Further, these researchers found that hospital characteristics, including size and teaching status, may play an important role in the effects of EHR adoption on mortality rates.
Critics of EHRs deny that EHRs improve clinical care. These results, however, fly in the face of that. Researchers from the University of California, San Francisco, CA—who conducted the study—stressed that these findings highlight the importance of allowing hospitals and staffs to work with the technology and adopt new capabilities.
“In other industries, widespread digitization took a decade to realize improvements,” said senior author Julia Adler-Milstein, PhD, associate professor, Department of Medicine, Philip R. Lee Institute for Health Policy Studies. “It’s a major transformation of the health-care system to go from paper to digital. We are seeing those rewards, but it has taken time and work.”
Dr.

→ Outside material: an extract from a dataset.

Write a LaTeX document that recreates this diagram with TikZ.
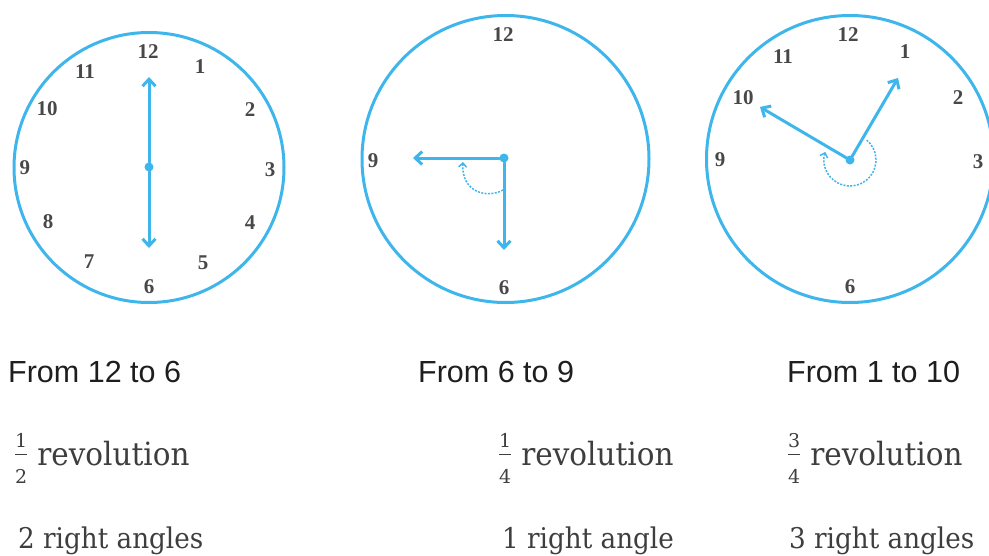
\documentclass[tikz,border=0pt]{standalone}
\usepackage{fontspec}
\usetikzlibrary{arrows.meta,calc}
\newfontfamily\numfont{Liberation Serif}
\newfontfamily\labsans{Liberation Sans}
\newfontfamily\labserif[FakeStretch=0.92]{DejaVu Serif}
\newfontfamily\fracserif{DejaVu Serif}
\definecolor{clockblue}{RGB}{62,182,236}
\definecolor{numgray}{RGB}{72,72,72}
\definecolor{txtdark}{RGB}{30,30,30}
\definecolor{txtgray}{RGB}{62,62,62}
\newcommand\stackfrac[2]{{\fracserif\fontsize{19}{19}\selectfont\setbox0\hbox{#1}%
  \ooalign{\raisebox{18pt}{#1}\cr\raisebox{-18pt}{#2}\cr\raisebox{10.5pt}{\rule{\wd0}{0.9pt}}\cr}}}
\begin{document}
\begin{tikzpicture}[x=1pt,y=-1pt,
  face/.style={draw=clockblue,line width=3pt},
  hand/.style={draw=clockblue,line width=3pt,line cap=round,-{Straight Barb[length=7pt,width=13pt,line width=3pt]}},
  turnarc/.style={draw=clockblue,line width=1.5pt,dash pattern=on 2pt off 1.4pt,-{Straight Barb[length=4pt,width=8pt,line width=1.5pt]}},
  hub/.style={circle,fill=clockblue,inner sep=0pt,minimum size=9pt},
  num/.style={font=\numfont\bfseries\fontsize{21}{21}\selectfont,text=numgray,inner sep=0pt},
  headtxt/.style={font=\labsans\fontsize{30.5}{30.5}\selectfont,text=txtdark,inner sep=0pt,anchor=base west},
  revtxt/.style={font=\labserif\fontsize{32}{32}\selectfont,text=txtgray,inner sep=0pt,anchor=base west},
  bodytxt/.style={font=\labserif\fontsize{28.5}{28.5}\selectfont,text=txtgray,inner sep=0pt,anchor=base west}
]
\useasboundingbox (0,0) rectangle (989,555);

% ---------- clock 1 ----------
\draw[face] (149,167.5) circle[radius=135pt];
\node[num] (a12) at (148,52) {12};
\node[num] (a1) at (200,67) {1};
\node[num] (a2) at (250,110) {2};
\node[num] (a3) at (270,170) {3};
\node[num] (a4) at (250,223) {4};
\node[num] (a5) at (203,263) {5};
\node[num] (a6) at (149,287) {6};
\node[num] (a7) at (89,262) {7};
\node[num] (a8) at (48,222) {8};
\node[num] (a9) at (25,168) {9};
\node[num] (a10) at (47,109) {10};
\node[num] (a11) at (85,72) {11};
\node[hub] (c1) at (149,167) {};
\coordinate (c1up) at (149,77);
\coordinate (c1dn) at (149,248);
\draw[hand] (c1) -- (c1up);
\draw[hand] (c1) -- (c1dn);

% ---------- clock 2 ----------
\draw[face] (505.5,159) circle[radius=143.5pt];
\node[num] (b12) at (503,35) {12};
\node[num] (b9) at (373,161) {9};
\node[num] (b6) at (504,288) {6};
\node[hub] (c2) at (504,158) {};
\coordinate (c2lf) at (413,158);
\coordinate (c2dn) at (504,250);
\draw[hand] (c2) -- (c2lf);
\draw[hand] (c2) -- (c2dn);
\coordinate (c2s) at (503,190);
\coordinate (c2e) at (463,162);
\draw[turnarc] (c2s) .. controls (487,199) and (461,192) .. (c2e);

% ---------- clock 3 ----------
\draw[face] (850,159) circle[radius=143.5pt];
\node[num] (d12) at (848,35) {12};
\node[num] (d1) at (905,52) {1};
\node[num] (d2) at (958,98) {2};
\node[num] (d3) at (978,162) {3};
\node[num] (d6) at (850,287) {6};
\node[num] (d9) at (720,160) {9};
\node[num] (d10) at (743,98) {10};
\node[num] (d11) at (783,57) {11};
\node[hub] (c3) at (850,160) {};
\coordinate (c3one) at (898,78);
\coordinate (c3ten) at (760,107);
\draw[hand] (c3) -- (c3one);
\draw[hand] (c3) -- (c3ten);
\draw[turnarc] ($(c3)+(50:26pt)$) arc[start angle=50,end angle=-198,radius=26pt];

% ---------- captions ----------
\node[headtxt] (h1) at (8,382) {From 12 to 6};
\node[headtxt] (h2) at (418,382) {From 6 to 9};
\node[headtxt] (h3) at (787,382) {From 1 to 10};

\node[revtxt] (r1) at (15,465) {\stackfrac{1}{2}\hspace{10pt}revolution};
\node[revtxt] (r2) at (499,465) {\stackfrac{1}{4}\hspace{10pt}revolution};
\node[revtxt] (r3) at (788,465) {\stackfrac{3}{4}\hspace{10pt}revolution};

\node[bodytxt] (g1) at (18,548) {2 right angles};
\node[bodytxt] (g2) at (502,548) {1 right angle};
\node[bodytxt] (g3) at (789,548) {3 right angles};
\end{tikzpicture}
\end{document}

Adler-Milstein and colleagues included data from 3,249 hospitals throughout the country and assessed 30-day mortality rates for 15 common conditions in patients aged ≥ 65 years. Data collection began in 2008, when national data were first collected about EHR adoption.
To hone in effectively on the impact of EHR adoption, they assessed three specific phases: baseline EHR functions, maturation of baseline functions, and adoptions of new EHR functions.
“Hospitals implement functionality over time, because it’s really hard to go from fully paper to fully electronic overnight,” said Dr. Adler-Milstein. “We measured EHR adoption in a way that was truer to the way adoption likely occurred. As hospitals added functionalities over time, there was benefit from each of those new features.”
Mean baseline number of basic EHR functions was 5.7, and the mean number of new functions each hospital adopted per year was 0.6. The average baseline risk-adjusted 30-day mortality rate was 13.46 deaths per 100 admissions.
The data showed that baseline adoption was associated with a 0.11 percentage point higher mortality rate per function, but the maturation of these baseline functions was associated with a 0.09 percentage point lower mortality rate per function per year. Finally, they found that the adoption of new EHR functions was associated with a 0.21 percentage point reduction in mortality rate per year per function.
These relationships were driven mainly by the effects in small and nonteaching hospitals, according to Dr. Adler-Milstein et al.
“The fact that small and nonteaching hospitals realized the majority of improvement in mortality rates from EHR adoption is an interesting and important finding,” wrote the authors.
Dr. Adler-Milstein and colleagues hypothesized that smaller and nonteaching hospitals got the most benefit because they, by nature, have fewer efforts to improve hospital quality than larger, teaching hospitals.
When analyzing the difference-in-differences in predicted annual changes in 30-day mortality, they found that average adopters performed significantly better than nonadopters, with 0.67 fewer deaths per 100 admissions. Upon analyzing predicted changes in mortality rates according to hospital characteristics, they found that average adopters performed significantly better than nonadopters if they were urban/suburban or rural, small or medium, nonteaching, and safety-net or nonsafety-net hospitals. For large hospitals and major/minor teaching hospitals, mortality rate differences for average adopters compared with nonadopters were not significant.
“Given our findings that small and nonteaching hospitals have worse mortality rates with a greater number of baseline EHR functions but then realize improvement from maturation and adoption of new functions, another explanation may be that these hospitals had limited resources and experience to support a high-quality initial EHR implementation. Therefore, they may have done a worse job with implementation of baseline functions but learned how to improve new implementation efforts over time,” they wrote.
“There’s been a lot of frustration with EHRs,” concluded Dr. Adler-Milstein. “Our study shows they are improving care. It just may not be as much as providers or policymakers wanted—or come as quickly, or as easily, as they would have liked.”
This study was funded by the John A. Hartford Foundation.